Thanks to Keir at Spry Point, I’ve had the loan of a Grid Insight AMRUSB-1 for the last week. I connected it to as Raspberry Pi, wrote some code to take meter readings it received and archive them and then left it running here in my downtown Charlottetown office for a week.
The code got gradually less buggy over the week: when I first started running my archiving daemon it wouldn’t run for longer an a couple of hours, something I traced back to a combination of a flaky USB wifi dongle and lack of proper exception handling in my code. In its current state I’ve had the daemon running problem-free for more than 24 hours.
From the afternoon of September 7 to the morning of September 12 I archived 2,901 readings; of these, 1,018 were unique (the AMRUSB-1 simply readings broadcast readings, whether there’s been a change in reading or not, and my code simply archives everything).

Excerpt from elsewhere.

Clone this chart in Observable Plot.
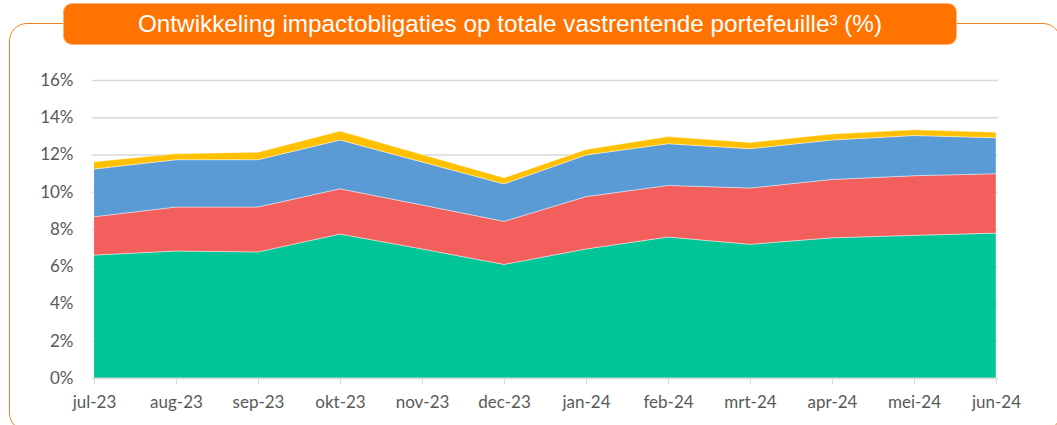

The AMRUSB-1 received readings from 68 unique meters:
- 51 meters of type 7 (electric meter)
- 8 meters of type 8 (electric meter)
- 4 meters of type 13 (water meter)
The number of readings from any one meter ranged from 1 to 397; because the frequency of updating is likely the same across meters, the variation, I am assuming, is because distant meters were received less often.

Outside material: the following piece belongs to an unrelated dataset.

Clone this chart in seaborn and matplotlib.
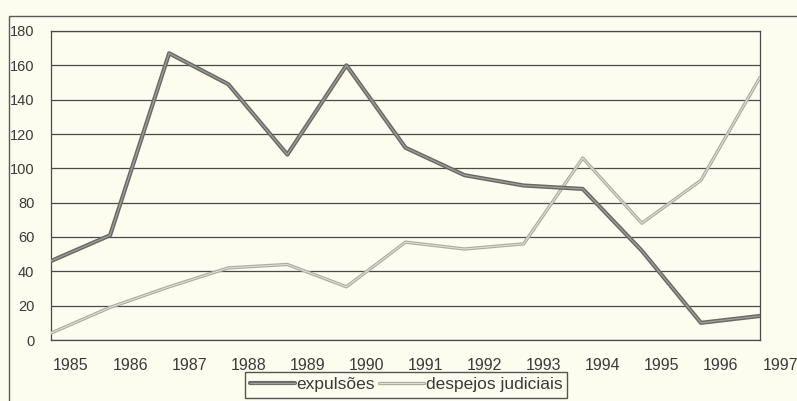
import numpy as np
import pandas as pd
import matplotlib
matplotlib.use("Agg")
import matplotlib.pyplot as plt
import matplotlib.patheffects as pe
import matplotlib.transforms as mtransforms
from matplotlib.patches import Rectangle
import seaborn as sns

# Daten
anos = [1985, 1986, 1987, 1988, 1989, 1990, 1991, 1992, 1993, 1994, 1995, 1996, 1997]
expulsoes = [46, 61, 167, 149, 108, 160, 112, 96, 90, 88, 52, 10, 14]
despejos = [4, 19, 31, 42, 44, 31, 57, 53, 56, 106, 68, 93, 153]
y_ticks = [0, 20, 40, 60, 80, 100, 120, 140, 160, 180]

sns.set_theme(style="white")
plt.rcParams['font.family'] = ['Liberation Sans', 'DejaVu Sans']

bg = '#fcfcef'
fig = plt.figure(figsize=(7.97, 4.01), dpi=100, facecolor=bg)
ax = fig.add_axes([51/797, 1 - 340/401, 709/797, 309/401])
ax.set_facecolor(bg)

df = pd.DataFrame({'ano': anos, 'expulsões': expulsoes, 'despejos judiciais': despejos})

sns.lineplot(data=df, x='ano', y='expulsões', ax=ax, color='#a0a09a', lw=0.9,
             label='expulsões')
sns.lineplot(data=df, x='ano', y='despejos judiciais', ax=ax, color='#e2e2d6', lw=0.7,
             label='despejos judiciais')
lines = ax.get_lines()
lines[0].set_path_effects([pe.Stroke(linewidth=3.0, foreground='#6a6a64'), pe.Normal()])
lines[1].set_path_effects([pe.Stroke(linewidth=2.4, foreground='#acaca2'), pe.Normal()])
lines[0].set_zorder(4)
lines[1].set_zorder(3)

ax.set_xlim(1985, 1997)
ax.set_ylim(0, 180)
ax.set_yticks(y_ticks)
ax.set_xticks(anos)
ax.set_xticklabels([str(a) for a in anos])
ax.set_xlabel('')
ax.set_ylabel('')
ax.yaxis.grid(True, color='#4a4a48', lw=0.9)
ax.set_axisbelow(True)
for s in ax.spines.values():
    s.set_color('#4a4a48')
    s.set_linewidth(0.9)
ax.tick_params(axis='both', direction='out', length=4, width=0.9, color='#4a4a48',
               labelsize=10.5, labelcolor='#3a3a38')
ax.tick_params(axis='y', pad=8)
ax.tick_params(axis='x', pad=9, labelsize=11.5)

# Jahreszahlen leicht nach rechts versetzt wie im Original
offset = mtransforms.ScaledTranslation(20/100, 0, fig.dpi_scale_trans)
for lab in ax.get_xticklabels():
    lab.set_transform(lab.get_transform() + offset)

ax.legend_.remove()
leg = fig.legend(handles=lines, labels=['expulsões', 'despejos judiciais'], ncol=2,
                 loc='upper center', bbox_to_anchor=(406/797, 1 - 372/401),
                 frameon=True, fancybox=False, edgecolor='#2a2a28', facecolor=bg,
                 fontsize=12.5, handlelength=2.6, handletextpad=0.1, columnspacing=0.2,
                 borderpad=0.3, borderaxespad=0)
leg.get_frame().set_linewidth(1.0)
for t in leg.get_texts():
    t.set_color('#3a3a38')

# Rahmen um das Diagramm
fig.patches.append(Rectangle((9/797, -0.05), 1.0, 1 - 16/401 + 0.05, transform=fig.transFigure,
                             fill=False, edgecolor='#5a5a58', lw=1.0))

fig.savefig('out.png', dpi=100, facecolor=bg)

The meter with the highest number of readings archived – 397 – is a water meter; it started off the week with a reading of 25,965 and ended with a reading of 26,005, a delta of 40; assuming the units are m3 (which is how it’s explained here for manual meter reading), that’s consumption of 40 m3, or 40,000 litres. Which seems like an awful lot of water – 8,000 litres a day. I wonder whose meter that is.
Poking around the basement of my office building, I found the water meter, with an Itron ERT device strapped to it, with the meter serial number printed on the outside:
My archive had 60 readings for that meter, starting the week with 88,771 and ending the week with 88,865. Comparing this reading to the current reading on the analog meter:
I see that the digital reading needs to be divided by 10 to get a figure in m3, so the office readings are actually 8,877.1 and 8,886.5, with a delta of 9.4 m3, which is 9,400 litres, or 1,880 litres per day. Which still seems a lot, but then again this is an office building with public washrooms, multiple tenants, etc., so perhaps it’s reasonable.
This means the delta in my first example is actually only 4 m3, or 4,000 litres.
The most-frequently-archived electricity meter, with 376 readings archived, started the week with a reading of 31,890 and finished the week with the same reading, suggesting it’s either a dormant meter or one connected to something that uses less than 1 kWh of electricity in 5 days. The same thing was true of the next 3 of the other most-frequently-archived meters, each of which show less than 1 kWh of usage.
The most-frequently-archived electricity meter that actually showed usage had 169 readings archived, starting with 856213 and ending with 860676 for a delta of 4,463, which I presume is a measurement in kWh. At the rate I pay for electricity at home – 12.78 cents per kWh – that’s $570 worth of electricity, or about 5 times what our house uses in an entire month. Again, it would be interesting to know whose consumption this is.
The term of my loan is up today, so I’m returning the AMRUSB-1 with gratitude; my own replacement, purchased last week, is in transit along with 4 others that will be placed in volunteer households under the Social Consumption Project.